* **WRITTEN REQUEST**
Write out each line exactly as given. Leave the pictures out of your copy.

— Begin —

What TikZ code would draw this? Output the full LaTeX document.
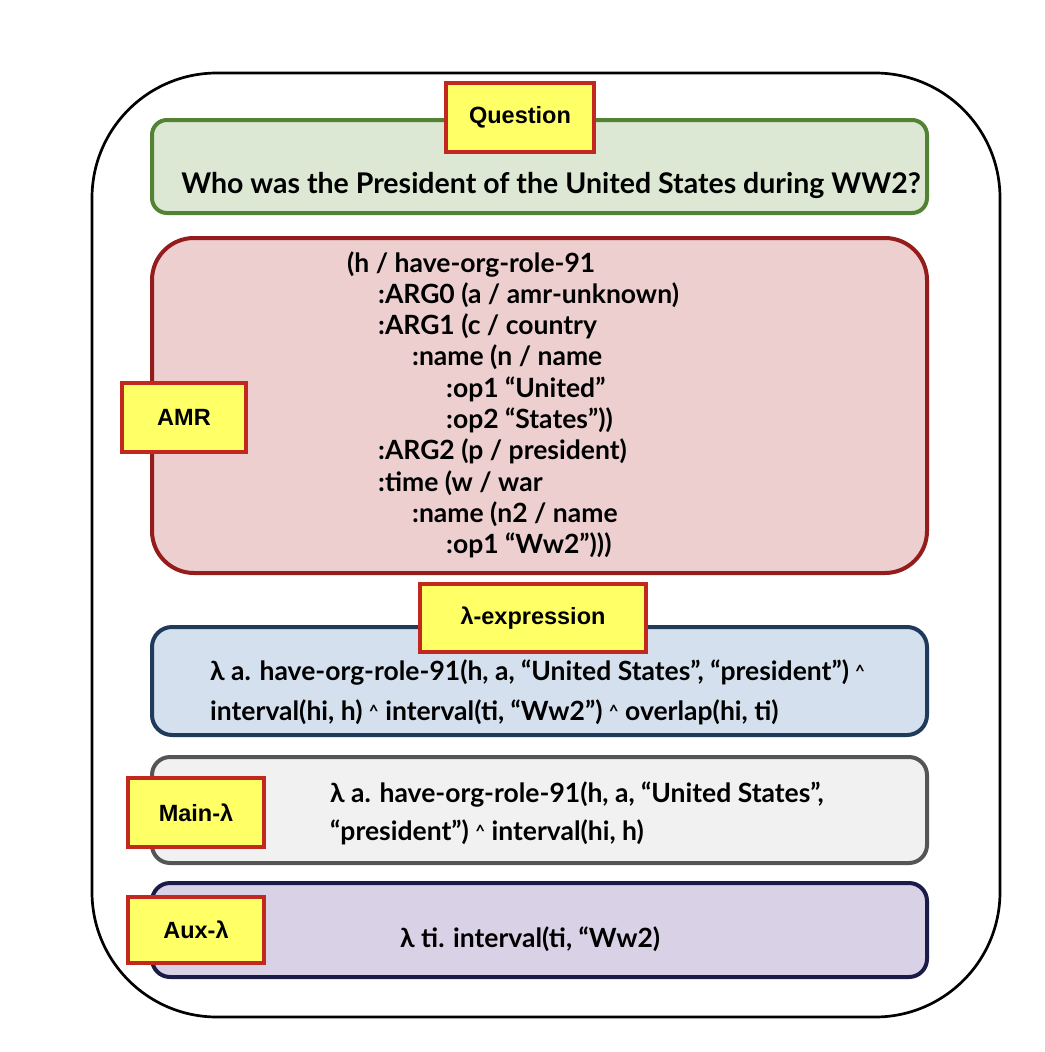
\documentclass[tikz,border=0pt]{standalone}
\usepackage{fontspec}
\setmainfont{Lato}
\newfontfamily\labelfont{Liberation Sans}
\definecolor{qborder}{HTML}{548235}
\definecolor{qfill}{HTML}{DCE8D4}
\definecolor{aborder}{HTML}{951C1C}
\definecolor{afill}{HTML}{EDCFCF}
\definecolor{lborder}{HTML}{1F3A5A}
\definecolor{lfill}{HTML}{D4E0EE}
\definecolor{mborder}{HTML}{555555}
\definecolor{mfill}{HTML}{F1F1F1}
\definecolor{xborder}{HTML}{1B1B48}
\definecolor{xfill}{HTML}{D9D2E7}
\definecolor{tagfill}{HTML}{FFFF66}
\definecolor{tagborder}{HTML}{C3281F}
\newcommand{\andsym}{{\fontsize{17}{17}\selectfont\raisebox{3pt}{\textasciicircum}}}
\tikzset{
  panel/.style={draw, line width=4pt, minimum width=775pt, inner sep=0pt},
  tagbox/.style={draw=tagborder, fill=tagfill, line width=4pt, inner sep=0pt,
    font=\labelfont\bfseries\fontsize{23.5}{27}\selectfont, text=black},
  body/.style={font=\bfseries\fontsize{26.5}{31.3}\selectfont, text=black, inner sep=0pt}
}
\begin{document}
\begin{tikzpicture}[x=1pt,y=-1pt]
\useasboundingbox (0,0) rectangle (1044,1052);
\node[draw, line width=2.7pt, rounded corners=125pt, minimum width=908pt, minimum height=944pt, inner sep=0pt] (frame) at (546,545) {};
% Question
\node[panel, draw=qborder, fill=qfill, rounded corners=15pt, minimum height=93pt] (qbox) at (539.5,166.5) {};
\node[tagbox, minimum width=148pt, minimum height=69pt] (qtag) at (520,117.5) {Question};
\node[body, font=\bfseries\fontsize{28.5}{31}\selectfont, anchor=base] (qtext) at (551,193) {Who was the President of the United States during WW2?};
% AMR
\node[panel, draw=aborder, fill=afill, rounded corners=42pt, minimum height=335pt] (abox) at (539.5,405.5) {};
\node[tagbox, minimum width=124pt, minimum height=69pt] (atag) at (184,417.5) {AMR};
\node[body, anchor=north west, align=left] (atext) at (347,251) {(h / have-org-role-91\\
\hspace*{31pt}:ARG0 (a / amr-unknown)\\
\hspace*{31pt}:ARG1 (c / country\\
\hspace*{65pt}:name (n / name\\
\hspace*{99pt}:op1 “United”\\
\hspace*{99pt}:op2 “States”))\\
\hspace*{31pt}:ARG2 (p / president)\\
\hspace*{31pt}:time (w / war\\
\hspace*{65pt}:name (n2 / name\\
\hspace*{99pt}:op1 “Ww2”)))};
% lambda expression
\node[panel, draw=lborder, fill=lfill, rounded corners=20pt, minimum height=108pt] (lbox) at (539.5,681) {};
\node[tagbox, minimum width=226pt, minimum height=68pt] (ltag) at (533,618) {λ-expression};
\node[body, anchor=north west, align=left, font=\bfseries\fontsize{26.5}{40}\selectfont] (ltext) at (210,659) {λ a. have-org-role-91(h, a, “United States”, “president”) \andsym\\
interval(hi, h) \andsym{} interval(ti, “Ww2”) \andsym{} overlap(hi, ti)};
% main lambda
\node[panel, draw=mborder, fill=mfill, rounded corners=18pt, minimum height=106pt] (mbox) at (539.5,810) {};
\node[tagbox, minimum width=136pt, minimum height=69pt] (mtag) at (196,812.5) {Main-λ};
\node[body, anchor=north west, align=left, font=\bfseries\fontsize{26.5}{38}\selectfont] (mtext) at (330,781) {λ a. have-org-role-91(h, a, “United States”,\\
“president”) \andsym{} interval(hi, h)};
% aux lambda
\node[panel, draw=xborder, fill=xfill, rounded corners=18pt, minimum height=94pt] (xbox) at (539.5,930) {};
\node[tagbox, minimum width=136pt, minimum height=66pt] (xtag) at (196,930) {Aux-λ};
\node[body, anchor=base west] (xtext) at (400,947) {λ ti. interval(ti, “Ww2)};
\end{tikzpicture}
\end{document}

— End —

* **THE COMPLETED TASK**
What TikZ code would draw this? Output the full LaTeX document.
\documentclass[tikz,border=0pt]{standalone}
\usepackage{fontspec}
\setmainfont{Lato}
\newfontfamily\labelfont{Liberation Sans}
\definecolor{qborder}{HTML}{548235}
\definecolor{qfill}{HTML}{DCE8D4}
\definecolor{aborder}{HTML}{951C1C}
\definecolor{afill}{HTML}{EDCFCF}
\definecolor{lborder}{HTML}{1F3A5A}
\definecolor{lfill}{HTML}{D4E0EE}
\definecolor{mborder}{HTML}{555555}
\definecolor{mfill}{HTML}{F1F1F1}
\definecolor{xborder}{HTML}{1B1B48}
\definecolor{xfill}{HTML}{D9D2E7}
\definecolor{tagfill}{HTML}{FFFF66}
\definecolor{tagborder}{HTML}{C3281F}
\newcommand{\andsym}{{\fontsize{17}{17}\selectfont\raisebox{3pt}{\textasciicircum}}}
\tikzset{
  panel/.style={draw, line width=4pt, minimum width=775pt, inner sep=0pt},
  tagbox/.style={draw=tagborder, fill=tagfill, line width=4pt, inner sep=0pt,
    font=\labelfont\bfseries\fontsize{23.5}{27}\selectfont, text=black},
  body/.style={font=\bfseries\fontsize{26.5}{31.3}\selectfont, text=black, inner sep=0pt}
}
\begin{document}
\begin{tikzpicture}[x=1pt,y=-1pt]
\useasboundingbox (0,0) rectangle (1044,1052);
\node[draw, line width=2.7pt, rounded corners=125pt, minimum width=908pt, minimum height=944pt, inner sep=0pt] (frame) at (546,545) {};
% Question
\node[panel, draw=qborder, fill=qfill, rounded corners=15pt, minimum height=93pt] (qbox) at (539.5,166.5) {};
\node[tagbox, minimum width=148pt, minimum height=69pt] (qtag) at (520,117.5) {Question};
\node[body, font=\bfseries\fontsize{28.5}{31}\selectfont, anchor=base] (qtext) at (551,193) {Who was the President of the United States during WW2?};
% AMR
\node[panel, draw=aborder, fill=afill, rounded corners=42pt, minimum height=335pt] (abox) at (539.5,405.5) {};
\node[tagbox, minimum width=124pt, minimum height=69pt] (atag) at (184,417.5) {AMR};
\node[body, anchor=north west, align=left] (atext) at (347,251) {(h / have-org-role-91\\
\hspace*{31pt}:ARG0 (a / amr-unknown)\\
\hspace*{31pt}:ARG1 (c / country\\
\hspace*{65pt}:name (n / name\\
\hspace*{99pt}:op1 “United”\\
\hspace*{99pt}:op2 “States”))\\
\hspace*{31pt}:ARG2 (p / president)\\
\hspace*{31pt}:time (w / war\\
\hspace*{65pt}:name (n2 / name\\
\hspace*{99pt}:op1 “Ww2”)))};
% lambda expression
\node[panel, draw=lborder, fill=lfill, rounded corners=20pt, minimum height=108pt] (lbox) at (539.5,681) {};
\node[tagbox, minimum width=226pt, minimum height=68pt] (ltag) at (533,618) {λ-expression};
\node[body, anchor=north west, align=left, font=\bfseries\fontsize{26.5}{40}\selectfont] (ltext) at (210,659) {λ a. have-org-role-91(h, a, “United States”, “president”) \andsym\\
interval(hi, h) \andsym{} interval(ti, “Ww2”) \andsym{} overlap(hi, ti)};
% main lambda
\node[panel, draw=mborder, fill=mfill, rounded corners=18pt, minimum height=106pt] (mbox) at (539.5,810) {};
\node[tagbox, minimum width=136pt, minimum height=69pt] (mtag) at (196,812.5) {Main-λ};
\node[body, anchor=north west, align=left, font=\bfseries\fontsize{26.5}{38}\selectfont] (mtext) at (330,781) {λ a. have-org-role-91(h, a, “United States”,\\
“president”) \andsym{} interval(hi, h)};
% aux lambda
\node[panel, draw=xborder, fill=xfill, rounded corners=18pt, minimum height=94pt] (xbox) at (539.5,930) {};
\node[tagbox, minimum width=136pt, minimum height=66pt] (xtag) at (196,930) {Aux-λ};
\node[body, anchor=base west] (xtext) at (400,947) {λ ti. interval(ti, “Ww2)};
\end{tikzpicture}
\end{document}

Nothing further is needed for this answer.